-- BEGIN GIVEN DATA --

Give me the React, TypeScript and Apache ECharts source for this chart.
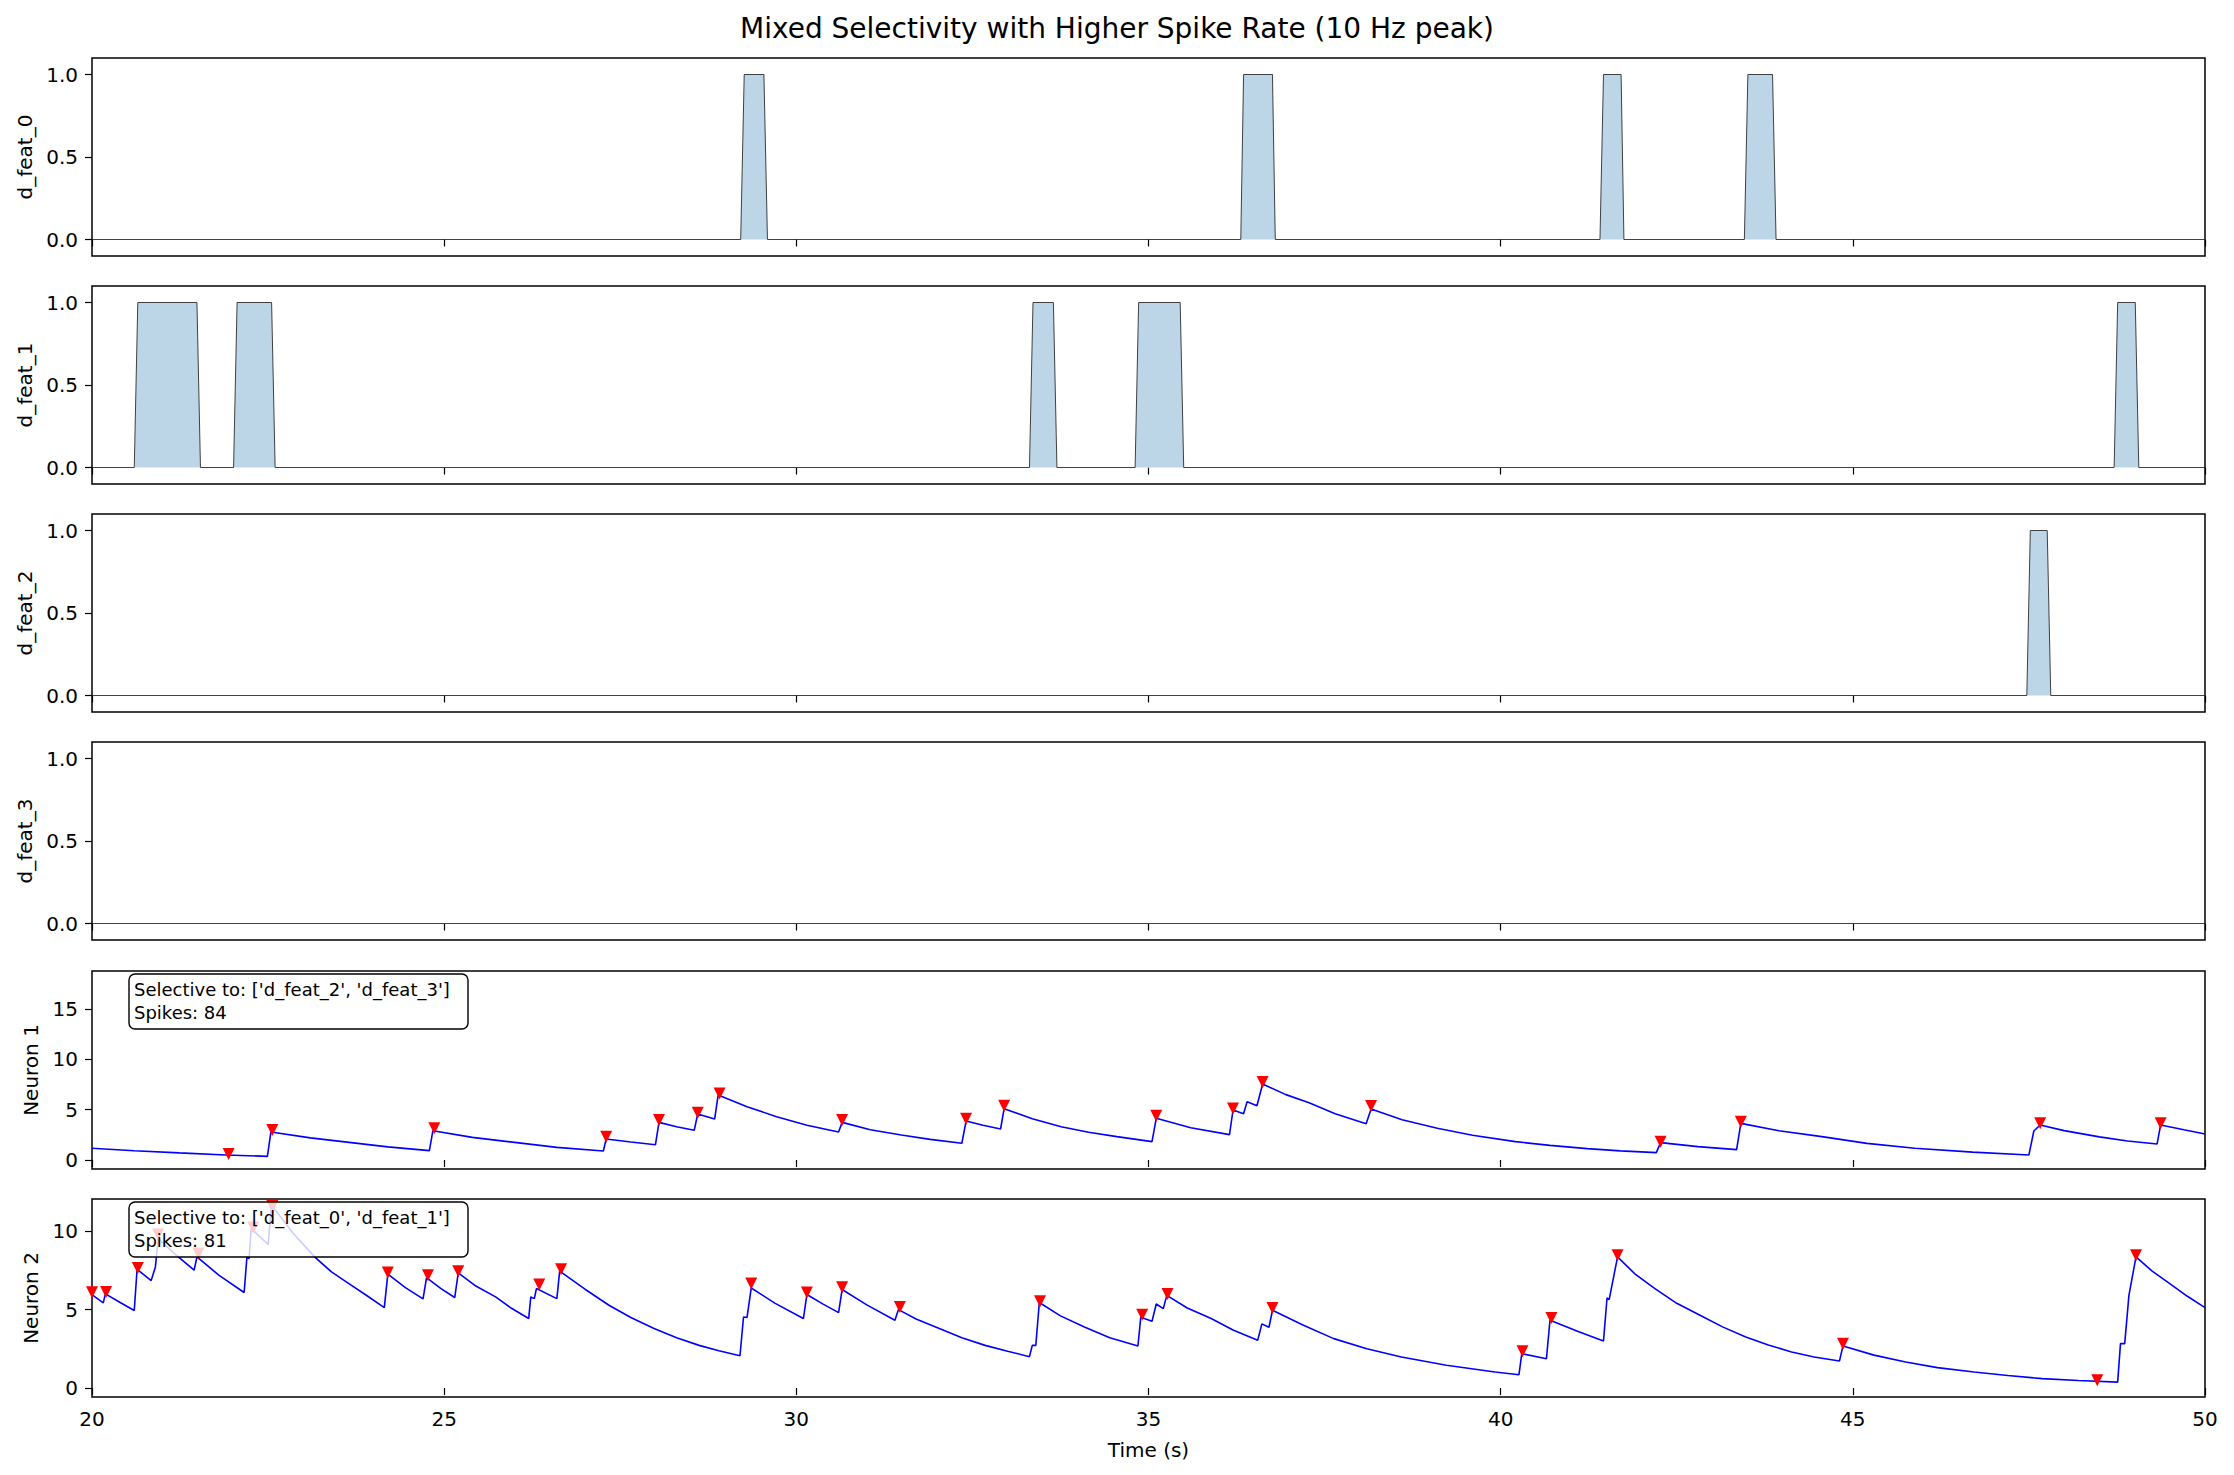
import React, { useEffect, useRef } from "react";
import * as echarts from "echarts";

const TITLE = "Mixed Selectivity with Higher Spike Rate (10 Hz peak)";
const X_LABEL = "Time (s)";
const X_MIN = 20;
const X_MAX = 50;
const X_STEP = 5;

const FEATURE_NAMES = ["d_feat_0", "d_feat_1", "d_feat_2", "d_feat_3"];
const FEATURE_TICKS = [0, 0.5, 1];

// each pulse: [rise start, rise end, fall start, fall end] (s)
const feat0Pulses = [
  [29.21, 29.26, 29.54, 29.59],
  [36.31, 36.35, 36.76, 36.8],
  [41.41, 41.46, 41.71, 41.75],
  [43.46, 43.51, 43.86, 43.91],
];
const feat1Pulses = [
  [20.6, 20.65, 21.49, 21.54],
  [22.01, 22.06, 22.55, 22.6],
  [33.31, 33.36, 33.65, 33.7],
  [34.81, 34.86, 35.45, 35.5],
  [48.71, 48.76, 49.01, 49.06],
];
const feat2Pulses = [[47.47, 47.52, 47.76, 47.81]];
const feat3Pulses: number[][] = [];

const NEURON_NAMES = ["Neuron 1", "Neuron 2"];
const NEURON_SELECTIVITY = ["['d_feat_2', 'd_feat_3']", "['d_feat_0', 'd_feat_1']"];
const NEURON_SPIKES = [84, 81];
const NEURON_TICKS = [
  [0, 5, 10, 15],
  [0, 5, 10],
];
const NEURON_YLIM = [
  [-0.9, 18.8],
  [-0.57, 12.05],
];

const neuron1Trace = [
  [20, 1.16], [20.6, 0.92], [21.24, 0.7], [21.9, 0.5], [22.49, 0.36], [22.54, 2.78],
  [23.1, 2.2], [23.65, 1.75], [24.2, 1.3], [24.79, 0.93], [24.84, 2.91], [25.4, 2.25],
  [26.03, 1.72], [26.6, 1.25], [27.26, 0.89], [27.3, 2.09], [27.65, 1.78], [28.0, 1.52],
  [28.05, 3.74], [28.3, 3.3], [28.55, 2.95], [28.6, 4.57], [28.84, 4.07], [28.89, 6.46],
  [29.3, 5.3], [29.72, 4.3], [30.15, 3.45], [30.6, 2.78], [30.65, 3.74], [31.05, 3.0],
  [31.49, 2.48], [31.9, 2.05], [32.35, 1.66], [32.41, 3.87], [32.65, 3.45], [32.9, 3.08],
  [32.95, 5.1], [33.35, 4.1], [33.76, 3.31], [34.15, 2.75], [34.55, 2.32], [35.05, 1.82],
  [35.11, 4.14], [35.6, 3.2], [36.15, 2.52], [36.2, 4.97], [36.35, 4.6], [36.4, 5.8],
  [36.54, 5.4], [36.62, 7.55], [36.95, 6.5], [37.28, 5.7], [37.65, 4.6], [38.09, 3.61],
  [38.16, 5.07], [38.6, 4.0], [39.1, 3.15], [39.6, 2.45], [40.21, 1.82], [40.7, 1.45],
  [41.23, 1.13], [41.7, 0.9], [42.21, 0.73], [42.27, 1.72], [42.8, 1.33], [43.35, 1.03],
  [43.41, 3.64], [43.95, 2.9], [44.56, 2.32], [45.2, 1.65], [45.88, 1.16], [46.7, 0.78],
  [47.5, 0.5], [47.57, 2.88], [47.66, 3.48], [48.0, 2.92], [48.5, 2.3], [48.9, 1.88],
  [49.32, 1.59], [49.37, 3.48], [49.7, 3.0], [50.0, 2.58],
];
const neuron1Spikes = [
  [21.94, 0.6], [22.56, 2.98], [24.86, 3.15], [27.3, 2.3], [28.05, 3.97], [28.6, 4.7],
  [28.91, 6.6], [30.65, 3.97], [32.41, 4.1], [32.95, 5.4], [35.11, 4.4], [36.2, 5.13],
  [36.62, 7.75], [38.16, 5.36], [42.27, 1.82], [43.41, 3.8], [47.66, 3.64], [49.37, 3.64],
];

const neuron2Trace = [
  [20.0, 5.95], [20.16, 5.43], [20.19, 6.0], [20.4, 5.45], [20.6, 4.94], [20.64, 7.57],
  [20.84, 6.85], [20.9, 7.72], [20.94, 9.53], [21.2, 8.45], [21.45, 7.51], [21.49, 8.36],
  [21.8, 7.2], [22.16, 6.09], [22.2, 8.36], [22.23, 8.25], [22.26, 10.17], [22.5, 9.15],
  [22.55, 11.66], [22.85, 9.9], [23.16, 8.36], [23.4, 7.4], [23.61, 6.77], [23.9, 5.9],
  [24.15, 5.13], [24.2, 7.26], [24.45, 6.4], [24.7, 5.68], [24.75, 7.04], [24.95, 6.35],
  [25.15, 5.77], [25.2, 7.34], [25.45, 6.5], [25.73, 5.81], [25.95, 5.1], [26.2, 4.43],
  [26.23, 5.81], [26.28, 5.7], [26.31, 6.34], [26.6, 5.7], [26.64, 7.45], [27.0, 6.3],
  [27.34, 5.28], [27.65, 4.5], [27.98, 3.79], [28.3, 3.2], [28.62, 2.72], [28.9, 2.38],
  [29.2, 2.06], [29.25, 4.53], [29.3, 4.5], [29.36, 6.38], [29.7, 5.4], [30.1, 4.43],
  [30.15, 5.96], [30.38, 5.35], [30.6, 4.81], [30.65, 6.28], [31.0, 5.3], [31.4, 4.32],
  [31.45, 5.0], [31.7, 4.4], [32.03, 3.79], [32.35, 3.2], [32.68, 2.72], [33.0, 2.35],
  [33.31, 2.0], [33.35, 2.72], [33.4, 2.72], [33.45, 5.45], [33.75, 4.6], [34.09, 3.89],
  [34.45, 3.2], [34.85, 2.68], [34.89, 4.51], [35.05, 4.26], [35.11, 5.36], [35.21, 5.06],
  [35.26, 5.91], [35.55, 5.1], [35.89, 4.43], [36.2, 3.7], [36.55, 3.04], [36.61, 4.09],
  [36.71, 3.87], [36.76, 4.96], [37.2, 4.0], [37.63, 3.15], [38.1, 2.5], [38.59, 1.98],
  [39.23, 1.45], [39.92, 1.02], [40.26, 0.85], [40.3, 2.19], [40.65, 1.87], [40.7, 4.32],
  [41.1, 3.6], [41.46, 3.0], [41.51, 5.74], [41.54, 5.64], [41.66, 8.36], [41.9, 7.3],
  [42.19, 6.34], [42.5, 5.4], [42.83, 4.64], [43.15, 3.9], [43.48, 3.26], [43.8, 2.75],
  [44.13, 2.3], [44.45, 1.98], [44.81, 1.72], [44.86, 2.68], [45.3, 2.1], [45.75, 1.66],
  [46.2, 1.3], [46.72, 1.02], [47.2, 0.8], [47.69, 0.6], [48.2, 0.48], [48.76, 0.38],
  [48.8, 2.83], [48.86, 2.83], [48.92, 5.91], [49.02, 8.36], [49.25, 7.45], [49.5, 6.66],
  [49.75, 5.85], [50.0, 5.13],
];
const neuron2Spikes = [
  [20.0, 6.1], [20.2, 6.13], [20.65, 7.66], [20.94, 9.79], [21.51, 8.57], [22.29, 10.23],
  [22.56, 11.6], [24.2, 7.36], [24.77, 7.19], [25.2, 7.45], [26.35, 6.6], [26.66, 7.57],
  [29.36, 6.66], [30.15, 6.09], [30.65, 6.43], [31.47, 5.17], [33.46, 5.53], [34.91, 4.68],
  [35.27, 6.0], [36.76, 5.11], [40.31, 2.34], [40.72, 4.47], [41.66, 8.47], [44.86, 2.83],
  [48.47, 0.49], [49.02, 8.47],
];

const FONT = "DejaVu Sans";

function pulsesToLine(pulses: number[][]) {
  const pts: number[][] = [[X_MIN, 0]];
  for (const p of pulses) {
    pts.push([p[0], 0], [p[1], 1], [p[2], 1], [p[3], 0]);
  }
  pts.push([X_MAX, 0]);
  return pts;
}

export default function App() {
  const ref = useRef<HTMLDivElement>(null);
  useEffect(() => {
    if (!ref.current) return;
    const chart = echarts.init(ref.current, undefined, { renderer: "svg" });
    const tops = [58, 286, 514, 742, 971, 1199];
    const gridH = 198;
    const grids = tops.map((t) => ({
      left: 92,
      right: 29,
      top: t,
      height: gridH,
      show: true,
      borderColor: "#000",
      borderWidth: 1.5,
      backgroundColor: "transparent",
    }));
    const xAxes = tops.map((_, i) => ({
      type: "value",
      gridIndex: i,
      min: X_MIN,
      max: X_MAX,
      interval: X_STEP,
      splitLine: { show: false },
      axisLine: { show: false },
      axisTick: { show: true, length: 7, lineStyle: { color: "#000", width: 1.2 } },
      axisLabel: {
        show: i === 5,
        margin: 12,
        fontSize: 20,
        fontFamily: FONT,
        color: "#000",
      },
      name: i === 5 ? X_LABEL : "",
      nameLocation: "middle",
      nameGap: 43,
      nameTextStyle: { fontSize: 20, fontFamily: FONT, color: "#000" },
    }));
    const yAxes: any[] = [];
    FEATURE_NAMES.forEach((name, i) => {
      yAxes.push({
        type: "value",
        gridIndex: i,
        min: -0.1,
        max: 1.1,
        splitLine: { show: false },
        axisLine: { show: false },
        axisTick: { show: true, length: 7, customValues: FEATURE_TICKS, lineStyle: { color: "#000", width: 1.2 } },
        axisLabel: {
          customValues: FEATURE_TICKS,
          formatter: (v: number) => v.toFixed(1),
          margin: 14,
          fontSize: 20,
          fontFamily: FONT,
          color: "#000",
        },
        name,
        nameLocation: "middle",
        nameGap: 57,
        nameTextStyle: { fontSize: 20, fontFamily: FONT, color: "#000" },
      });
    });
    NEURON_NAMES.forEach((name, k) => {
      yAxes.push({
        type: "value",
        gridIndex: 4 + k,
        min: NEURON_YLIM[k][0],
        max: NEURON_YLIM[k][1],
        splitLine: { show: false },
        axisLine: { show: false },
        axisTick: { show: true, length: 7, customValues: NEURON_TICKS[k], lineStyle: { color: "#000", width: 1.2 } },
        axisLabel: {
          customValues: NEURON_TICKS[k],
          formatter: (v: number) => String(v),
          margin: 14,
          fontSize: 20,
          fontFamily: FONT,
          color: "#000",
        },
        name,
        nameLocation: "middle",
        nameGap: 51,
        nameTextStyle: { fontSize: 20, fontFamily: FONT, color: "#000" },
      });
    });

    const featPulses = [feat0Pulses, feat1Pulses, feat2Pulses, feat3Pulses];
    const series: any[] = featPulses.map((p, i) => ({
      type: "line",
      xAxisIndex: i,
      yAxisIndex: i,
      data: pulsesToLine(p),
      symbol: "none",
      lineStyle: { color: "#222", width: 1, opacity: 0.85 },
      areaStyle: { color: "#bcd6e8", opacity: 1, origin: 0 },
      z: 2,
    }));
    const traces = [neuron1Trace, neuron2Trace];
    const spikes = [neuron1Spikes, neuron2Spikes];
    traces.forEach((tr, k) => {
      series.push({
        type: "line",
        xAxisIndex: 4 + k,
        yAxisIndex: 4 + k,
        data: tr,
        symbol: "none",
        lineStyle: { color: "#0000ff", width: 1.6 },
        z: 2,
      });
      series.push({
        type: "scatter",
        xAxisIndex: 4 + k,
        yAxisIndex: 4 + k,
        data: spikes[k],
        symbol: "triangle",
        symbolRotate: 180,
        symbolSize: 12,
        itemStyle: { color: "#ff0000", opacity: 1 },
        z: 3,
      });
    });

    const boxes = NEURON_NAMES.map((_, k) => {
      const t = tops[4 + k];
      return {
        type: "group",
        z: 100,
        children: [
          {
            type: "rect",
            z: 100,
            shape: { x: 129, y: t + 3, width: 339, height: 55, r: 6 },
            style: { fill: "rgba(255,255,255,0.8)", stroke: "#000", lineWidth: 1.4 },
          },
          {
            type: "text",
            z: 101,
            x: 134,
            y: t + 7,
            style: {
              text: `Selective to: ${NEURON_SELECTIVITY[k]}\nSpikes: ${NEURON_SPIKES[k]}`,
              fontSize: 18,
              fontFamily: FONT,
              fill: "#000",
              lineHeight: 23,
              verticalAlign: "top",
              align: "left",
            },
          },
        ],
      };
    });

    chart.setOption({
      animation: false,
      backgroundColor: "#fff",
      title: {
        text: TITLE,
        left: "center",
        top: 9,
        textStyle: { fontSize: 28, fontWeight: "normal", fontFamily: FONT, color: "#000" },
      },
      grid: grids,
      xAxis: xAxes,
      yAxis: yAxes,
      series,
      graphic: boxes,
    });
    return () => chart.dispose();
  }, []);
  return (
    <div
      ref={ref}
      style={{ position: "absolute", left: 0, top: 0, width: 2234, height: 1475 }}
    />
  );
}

-- END GIVEN DATA --

● GOAL OF THE EXERCISE: Skip the pictures and restate exactly the lines from the beginning of the listing to the line with "const FEATURE_TICKS = [0, 0.5, 1];", that line included.

● RESULT FOR THIS TASK:
Give me the React, TypeScript and Apache ECharts source for this chart.
import React, { useEffect, useRef } from "react";
import * as echarts from "echarts";

const TITLE = "Mixed Selectivity with Higher Spike Rate (10 Hz peak)";
const X_LABEL = "Time (s)";
const X_MIN = 20;
const X_MAX = 50;
const X_STEP = 5;

const FEATURE_NAMES = ["d_feat_0", "d_feat_1", "d_feat_2", "d_feat_3"];
const FEATURE_TICKS = [0, 0.5, 1];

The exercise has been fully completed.